Hunt next argues that the district court erred in awarding CFI prejudgment interest under Rev. Mo. Stat. § 408.020 on the contract price from the date CFI put the property back on the market until the sale to Crete.3 In support, Hunt relies on the general rule in Missouri that prejudgment interest is awarded "when the amount due on a party's contract is liquidated, that is, fixed or certain[,]" Farmland Indus., 111 F.3d at 592, and argues that here the amount due was not certain until the determination of fair market value. Because there are many exceptions to the general rule, Hunt's reliance on it is misplaced. See id. "The Missouri Supreme Court has carved out [one] exception because prejudgment interest has traditionally been used to compensate a party for the loss of the use of money to which the party was entitled." Id. (citing Catron v. Columbia Mut. Ins. Co., 723 S.W.2d 5, 7 (Mo. 1987)); see also Gilmartin, 916 S.W.2d at 328 n.2; Ward v.

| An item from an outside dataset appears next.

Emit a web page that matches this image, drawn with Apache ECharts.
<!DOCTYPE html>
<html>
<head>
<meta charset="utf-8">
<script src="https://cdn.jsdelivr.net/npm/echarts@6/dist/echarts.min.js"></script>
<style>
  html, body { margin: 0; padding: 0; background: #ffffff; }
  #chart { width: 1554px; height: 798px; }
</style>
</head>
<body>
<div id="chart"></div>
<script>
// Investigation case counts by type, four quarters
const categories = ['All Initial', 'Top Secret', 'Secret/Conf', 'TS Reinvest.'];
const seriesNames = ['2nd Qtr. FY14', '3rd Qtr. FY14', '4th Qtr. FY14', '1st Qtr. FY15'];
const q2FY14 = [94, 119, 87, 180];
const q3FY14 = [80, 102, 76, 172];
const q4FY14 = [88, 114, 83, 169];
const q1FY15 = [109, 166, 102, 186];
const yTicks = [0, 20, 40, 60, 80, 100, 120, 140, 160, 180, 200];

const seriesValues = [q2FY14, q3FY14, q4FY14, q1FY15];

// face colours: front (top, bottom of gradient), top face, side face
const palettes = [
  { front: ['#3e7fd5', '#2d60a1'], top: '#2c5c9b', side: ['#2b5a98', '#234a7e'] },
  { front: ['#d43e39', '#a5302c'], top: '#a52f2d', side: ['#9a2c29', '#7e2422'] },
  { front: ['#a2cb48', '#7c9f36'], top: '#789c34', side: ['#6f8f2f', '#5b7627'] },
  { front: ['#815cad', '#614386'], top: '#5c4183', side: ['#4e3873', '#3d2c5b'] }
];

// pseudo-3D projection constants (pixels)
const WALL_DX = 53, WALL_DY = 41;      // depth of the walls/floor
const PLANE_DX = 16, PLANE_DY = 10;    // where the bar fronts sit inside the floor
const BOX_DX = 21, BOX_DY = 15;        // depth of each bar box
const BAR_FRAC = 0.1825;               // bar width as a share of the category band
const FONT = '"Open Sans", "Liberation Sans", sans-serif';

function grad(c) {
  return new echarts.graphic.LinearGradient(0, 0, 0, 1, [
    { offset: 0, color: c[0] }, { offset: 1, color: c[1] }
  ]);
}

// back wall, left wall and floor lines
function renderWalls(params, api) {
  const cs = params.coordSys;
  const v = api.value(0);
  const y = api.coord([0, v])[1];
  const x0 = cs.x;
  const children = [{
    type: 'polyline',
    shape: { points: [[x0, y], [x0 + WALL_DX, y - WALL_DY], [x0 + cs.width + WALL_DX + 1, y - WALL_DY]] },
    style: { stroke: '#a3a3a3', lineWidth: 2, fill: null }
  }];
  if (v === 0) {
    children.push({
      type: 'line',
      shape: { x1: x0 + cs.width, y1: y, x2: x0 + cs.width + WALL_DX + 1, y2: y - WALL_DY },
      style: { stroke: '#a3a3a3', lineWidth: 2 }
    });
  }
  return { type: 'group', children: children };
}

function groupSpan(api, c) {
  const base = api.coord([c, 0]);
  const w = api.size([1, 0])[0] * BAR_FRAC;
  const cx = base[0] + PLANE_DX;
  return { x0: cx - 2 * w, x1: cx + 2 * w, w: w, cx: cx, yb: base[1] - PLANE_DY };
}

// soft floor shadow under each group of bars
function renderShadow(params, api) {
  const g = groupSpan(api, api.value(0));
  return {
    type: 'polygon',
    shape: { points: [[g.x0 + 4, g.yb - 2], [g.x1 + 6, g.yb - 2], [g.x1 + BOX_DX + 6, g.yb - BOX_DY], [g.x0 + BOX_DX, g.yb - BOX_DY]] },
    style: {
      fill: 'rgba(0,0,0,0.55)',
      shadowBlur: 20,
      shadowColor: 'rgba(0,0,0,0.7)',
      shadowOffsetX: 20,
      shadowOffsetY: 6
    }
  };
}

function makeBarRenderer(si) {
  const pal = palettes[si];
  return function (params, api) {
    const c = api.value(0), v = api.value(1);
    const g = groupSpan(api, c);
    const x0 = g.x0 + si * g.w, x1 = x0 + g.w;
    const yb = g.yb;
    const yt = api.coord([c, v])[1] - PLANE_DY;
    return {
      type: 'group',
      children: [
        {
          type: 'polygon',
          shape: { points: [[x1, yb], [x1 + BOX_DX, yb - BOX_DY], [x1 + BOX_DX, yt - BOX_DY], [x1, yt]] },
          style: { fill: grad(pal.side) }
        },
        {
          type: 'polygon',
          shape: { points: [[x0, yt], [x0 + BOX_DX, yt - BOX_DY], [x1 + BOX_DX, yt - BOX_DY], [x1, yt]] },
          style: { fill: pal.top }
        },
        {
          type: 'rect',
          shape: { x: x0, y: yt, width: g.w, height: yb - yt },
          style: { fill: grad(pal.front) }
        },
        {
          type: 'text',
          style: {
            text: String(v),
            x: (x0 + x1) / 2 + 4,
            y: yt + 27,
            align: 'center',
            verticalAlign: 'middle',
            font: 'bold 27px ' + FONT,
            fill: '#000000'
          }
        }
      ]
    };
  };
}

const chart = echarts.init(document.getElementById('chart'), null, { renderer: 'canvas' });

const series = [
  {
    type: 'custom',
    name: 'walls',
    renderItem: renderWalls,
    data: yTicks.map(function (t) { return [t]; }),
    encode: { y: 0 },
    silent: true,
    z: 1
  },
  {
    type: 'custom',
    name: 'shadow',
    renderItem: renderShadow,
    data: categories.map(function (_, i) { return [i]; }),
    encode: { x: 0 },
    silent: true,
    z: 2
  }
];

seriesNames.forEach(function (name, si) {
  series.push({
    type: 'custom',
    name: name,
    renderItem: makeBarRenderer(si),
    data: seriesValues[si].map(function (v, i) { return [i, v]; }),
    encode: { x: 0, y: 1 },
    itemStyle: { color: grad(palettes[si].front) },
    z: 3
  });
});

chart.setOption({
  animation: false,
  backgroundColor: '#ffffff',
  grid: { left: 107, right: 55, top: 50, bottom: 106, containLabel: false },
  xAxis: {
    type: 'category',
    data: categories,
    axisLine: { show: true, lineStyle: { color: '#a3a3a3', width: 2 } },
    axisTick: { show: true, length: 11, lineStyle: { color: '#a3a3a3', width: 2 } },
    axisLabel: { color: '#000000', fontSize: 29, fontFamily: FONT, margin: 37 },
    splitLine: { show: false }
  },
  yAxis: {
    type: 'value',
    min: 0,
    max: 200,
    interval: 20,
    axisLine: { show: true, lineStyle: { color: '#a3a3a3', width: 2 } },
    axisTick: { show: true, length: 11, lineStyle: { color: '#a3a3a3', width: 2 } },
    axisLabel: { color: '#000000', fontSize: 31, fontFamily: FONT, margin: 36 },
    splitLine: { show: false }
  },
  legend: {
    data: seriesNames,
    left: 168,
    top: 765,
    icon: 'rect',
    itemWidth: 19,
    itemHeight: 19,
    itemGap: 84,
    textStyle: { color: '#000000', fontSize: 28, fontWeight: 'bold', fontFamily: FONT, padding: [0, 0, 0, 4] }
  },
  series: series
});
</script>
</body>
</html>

J & M Farms, Inc., 843 S.W.2d 6, 7 (Mo. Ct. App. 1992) (per curiam) (Ward); Conway v. Judd, 723 S.W.2d 905, 909 (Mo. Ct. App. 1987). Here, the district court did not err in awarding CFI prejudgment interest on the contract price from the date the property was put back on the market to the Crete closing date "in order to compensate [CFI] for its loss of investment income." For the same reason, the district court properly awarded CFI prejudgment interest on the amount of damages from the date of the Crete closing to the trial date. We note that "in an action for breach of contract, interest ordinarily runs from the date of the breach or the time payment was due under the contract." Wulfing v. Kansas City Southern Indus., Inc., 842 S.W.2d. 133, 161 n.16 (Mo. Ct. App. 1992) (internal quotation omitted). In addition, the district court properly followed Missouri law by crediting Hunt with $ 116,672.00 in income CFI had received by renting the property after the breach. See Ward, 843 S.W.2d at 7 (holding party should not "be able to enjoy both the beneficial use of the property and the use of the purchase money without being held accountable in some manner to the other party").

Accordingly, we affirm the district court's judgment.4

1. The Honorable Gary A. Fenner, United States District Judge for the Western District of Missouri.

2. The parties consented to a bench trial before the Honorable James C. England, United States Magistrate Judge for the Western District of Missouri.

3. In a diversity action state law governs the prejudgment interest rate. See Berglund v. State Farm Mut. Auto. Ins. Co., 121 F.3d 1225, 1230 (8th Cir. 1997).

4. We deny CFI's motion to strike portions of Hunt's brief and supporting material as moot.